# Resting Battery Drain



## uvrower (Jan 23, 2020)

I am considering a Model Y and the parking garage does not have any outlets near where it will be parked. Car will be used on weekends and I envision sometimes not using the car for two weeks. What level of battery drain can I expect? I know if varies if sentry mode is on or not and how often I 'peek' at status, but this might be a key issue for me if it is significant. Much appreciated.

Chip


----------



## potatoee (Aug 26, 2018)

The general rule of thumb is 1% per day. Personally, I don't use that ROT often especially if Sentry Model is involved. In my experience, I lose about 8kWh per day with Sentry Mode enabled (lots of variability). If the car is "sleeping" I see very little loss when the car is asleep in my garage. "Peeking" via your app does wake your car up and use more power until it goes to sleep again. I don't have a comparison between "merely awake" and Sentry Mode but I'm sure that others know.
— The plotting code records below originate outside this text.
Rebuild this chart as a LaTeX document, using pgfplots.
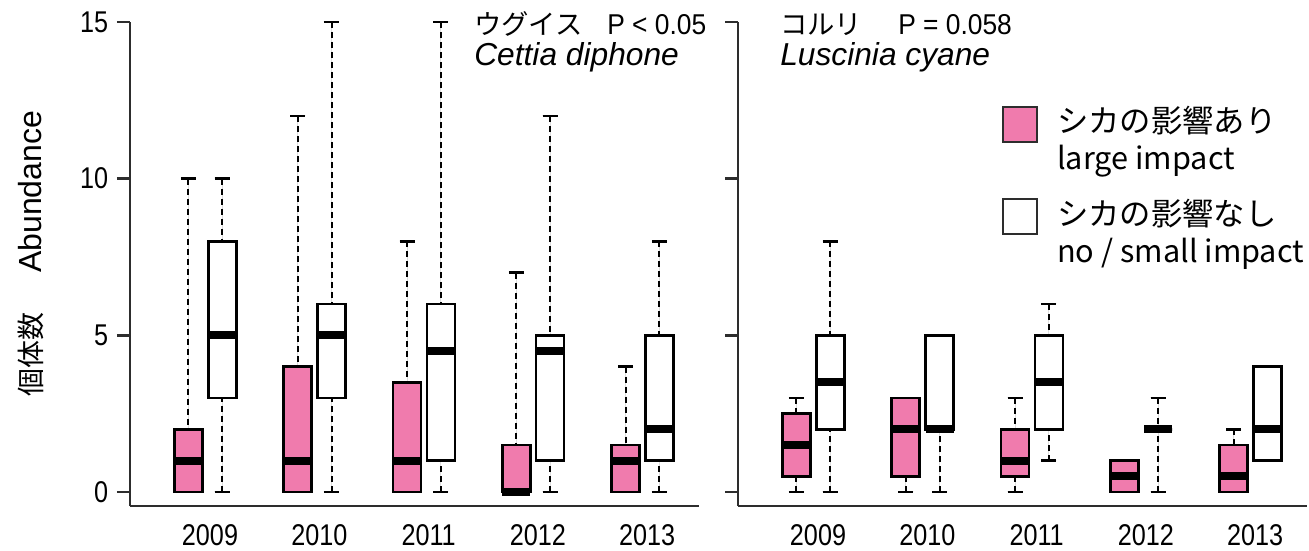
\documentclass[border=0pt]{standalone}
\usepackage{pgfplots}
\pgfplotsset{compat=1.18}
\usepgfplotslibrary{statistics}
\usepackage{fontspec}
\setmainfont{Liberation Sans}
\newfontfamily\narrowfont{Liberation Sans}[FakeStretch=0.84]
\newfontfamily\titlefont{Liberation Sans}[FakeStretch=0.92]
\newfontfamily\cjk{Noto Sans CJK JP}
\definecolor{pinkc}{RGB}{240,123,173}
\definecolor{axisgray}{RGB}{45,45,45}

\pgfplotsset{
  panel/.style={
    scale only axis, width=426.75pt, height=363pt,
    xmin=0.268, xmax=5.474, ymin=-0.447, ymax=15,
    axis x line*=bottom, axis y line*=left,
    axis line style={-, line width=2pt, color=axisgray},
    xtick={1,2,3,4,5}, xticklabels={2009,2010,2011,2012,2013},
    ytick={0,5,10,15},
    xtick style={draw=none},
    ytick style={line width=2pt, color=axisgray},
    tick align=outside, major tick length=9.75pt,
    /pgf/number format/assume math mode=true,
    tick label style={font=\narrowfont\fontsize{22.5pt}{24pt}\selectfont, text=black},
    xticklabel style={inner sep=0pt, yshift=-4pt},
    yticklabel style={inner sep=0pt, xshift=-6.5pt},
    clip=false,
    boxplot/draw direction=y,
    boxplot/draw/lower whisker/.code={%
      \draw[line width=1.5pt, dash pattern=on 4.5pt off 3pt, black]
        (boxplot box cs:\pgfplotsboxplotvalue{lower whisker},0.5) --
        (boxplot box cs:\pgfplotsboxplotvalue{lower quartile},0.5);
      \draw[line width=2pt, solid, black]
        (boxplot box cs:\pgfplotsboxplotvalue{lower whisker},0.23) --
        (boxplot box cs:\pgfplotsboxplotvalue{lower whisker},0.77);
    },
    boxplot/draw/upper whisker/.code={%
      \draw[line width=1.5pt, dash pattern=on 4.5pt off 3pt, black]
        (boxplot box cs:\pgfplotsboxplotvalue{upper whisker},0.5) --
        (boxplot box cs:\pgfplotsboxplotvalue{upper quartile},0.5);
      \draw[line width=2pt, solid, black]
        (boxplot box cs:\pgfplotsboxplotvalue{upper whisker},0.23) --
        (boxplot box cs:\pgfplotsboxplotvalue{upper whisker},0.77);
    },
    boxplot/every median/.style={line width=6pt, black},
  },
  pinkbox/.style={draw=black, fill=pinkc, line width=2pt, solid},
  whitebox/.style={draw=black, fill=white, line width=2pt, solid},
}

% lower whisker, lower quartile, median, upper quartile, upper whisker
\newcommand\bx[7]{%
  \addplot[#7, boxplot prepared={draw position=#1, box extend=0.256,
    lower whisker=#2, lower quartile=#3, median=#4,
    upper quartile=#5, upper whisker=#6}] coordinates {};}

\begin{document}
\begin{tikzpicture}
\path[use as bounding box] (-97.5pt,-33pt) rectangle (884.25pt,379.5pt);

% ---------- Left panel: Cettia diphone ----------
\begin{axis}[panel,
  ylabel={{\cjk\fontsize{21pt}{22pt}\selectfont 個体数}\hspace{30pt}{\fontsize{24pt}{26pt}\selectfont Abundance}},
  ylabel style={at={(axis description cs:-0.174,0.521)}, anchor=center},
]
% large impact (pink)
\bx{0.803}{0}{0}{1}{2}{10}{pinkbox}
\bx{1.803}{0}{0}{1}{4}{12}{pinkbox}
\bx{2.803}{0}{0}{1}{3.5}{8}{pinkbox}
\bx{3.803}{0}{0}{0}{1.5}{7}{pinkbox}
\bx{4.803}{0}{0}{1}{1.5}{4}{pinkbox}
% no / small impact (white)
\bx{1.112}{0}{3}{5}{8}{10}{whitebox}
\bx{2.112}{0}{3}{5}{6}{15}{whitebox}
\bx{3.112}{0}{1}{4.5}{6}{15}{whitebox}
\bx{4.112}{0}{1}{4.5}{5}{12}{whitebox}
\bx{5.112}{0}{1}{2}{5}{8}{whitebox}
\end{axis}

% ---------- Right panel: Luscinia cyane ----------
\begin{axis}[panel, at={(456pt,0pt)}, yticklabels={}]
\bx{0.803}{0}{0.5}{1.5}{2.5}{3}{pinkbox}
\bx{1.803}{0}{0.5}{2}{3}{3}{pinkbox}
\bx{2.803}{0}{0.5}{1}{2}{3}{pinkbox}
\bx{3.803}{0}{0}{0.5}{1}{1}{pinkbox}
\bx{4.803}{0}{0}{0.5}{1.5}{2}{pinkbox}
\bx{1.112}{0}{2}{3.5}{5}{8}{whitebox}
\bx{2.112}{0}{2}{2}{5}{5}{whitebox}
\bx{3.112}{1}{2}{3.5}{5}{6}{whitebox}
\bx{4.112}{0}{2}{2}{2}{3}{whitebox}
\bx{5.112}{1}{1}{2}{4}{4}{whitebox}
\end{axis}

% ---------- Titles and legend (pixel frame) ----------
\begin{scope}[shift={(-97.5pt,379.5pt)}, x=0.75pt, y=-0.75pt]
\node[anchor=base west, inner sep=0pt] at (474,35) {\cjk\fontsize{20.5pt}{22pt}\selectfont ウグイス};
\node[anchor=base west, inner sep=0pt] at (607,35) {\titlefont\fontsize{21.5pt}{23pt}\selectfont P < 0.05};
\node[anchor=base west, inner sep=0pt] at (474,66) {\fontsize{23.8pt}{25pt}\selectfont\itshape Cettia diphone};
\node[anchor=base west, inner sep=0pt] at (780,35) {\cjk\fontsize{20.5pt}{22pt}\selectfont コルリ};
\node[anchor=base west, inner sep=0pt] at (898,35) {\titlefont\fontsize{21.5pt}{23pt}\selectfont P = 0.058};
\node[anchor=base west, inner sep=0pt] at (780,66) {\fontsize{23.8pt}{25pt}\selectfont\itshape Luscinia cyane};

\draw[line width=2pt, draw=axisgray, fill=pinkc] (1003,107) rectangle (1037,142);
\draw[line width=2pt, draw=axisgray, fill=white] (1003,199) rectangle (1037,234);
\node[anchor=base west, inner sep=0pt] at (1057,133) {\cjk\fontsize{23.5pt}{25pt}\selectfont シカの影響あり};
\node[anchor=base west, inner sep=0pt] at (1057,170) {\cjk\fontsize{23pt}{25pt}\selectfont large impact};
\node[anchor=base west, inner sep=0pt] at (1057,226) {\cjk\fontsize{23.5pt}{25pt}\selectfont シカの影響なし};
\node[anchor=base west, inner sep=0pt] at (1057,263) {\cjk\fontsize{23pt}{25pt}\selectfont no / small impact};
\end{scope}
\end{tikzpicture}
\end{document}
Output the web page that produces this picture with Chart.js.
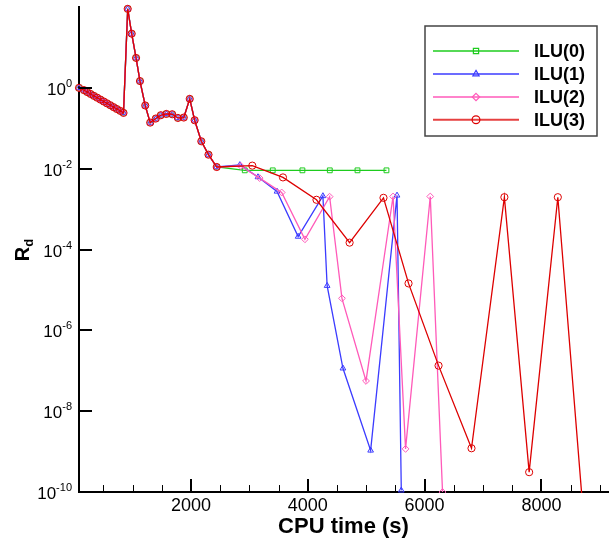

Judging by your use case, seems like you need to decide if you want to park the car with Sentry Mode enabled for security purposes. If that's the case you could be looking at losses that may argue for maintaining your charge via 120VAC which will be more than sufficient but also have the disadvantage of leaving your charger and any extension cords lying around unsecured.


----------



## garsh (Apr 4, 2016)

If the car is permitted to sleep, under 1% per day.

If it remains awake, I think it's about 3% per day?


----------



## uvrower (Jan 23, 2020)

Much appreciated. Thanks!!


----------



## serpico007 (Mar 1, 2020)

Good to know. I didn’t plug in yesterday and noticed I was losing a few kms this morning.


----------



## serpico007 (Mar 1, 2020)

Sorry but how do you put the car to sleep? I have a buzzing sound that has been happening all day today. The sound is between the front wheels around the dash.


----------



## garsh (Apr 4, 2016)

serpico007 said:


> Sorry but how do you put the car to sleep?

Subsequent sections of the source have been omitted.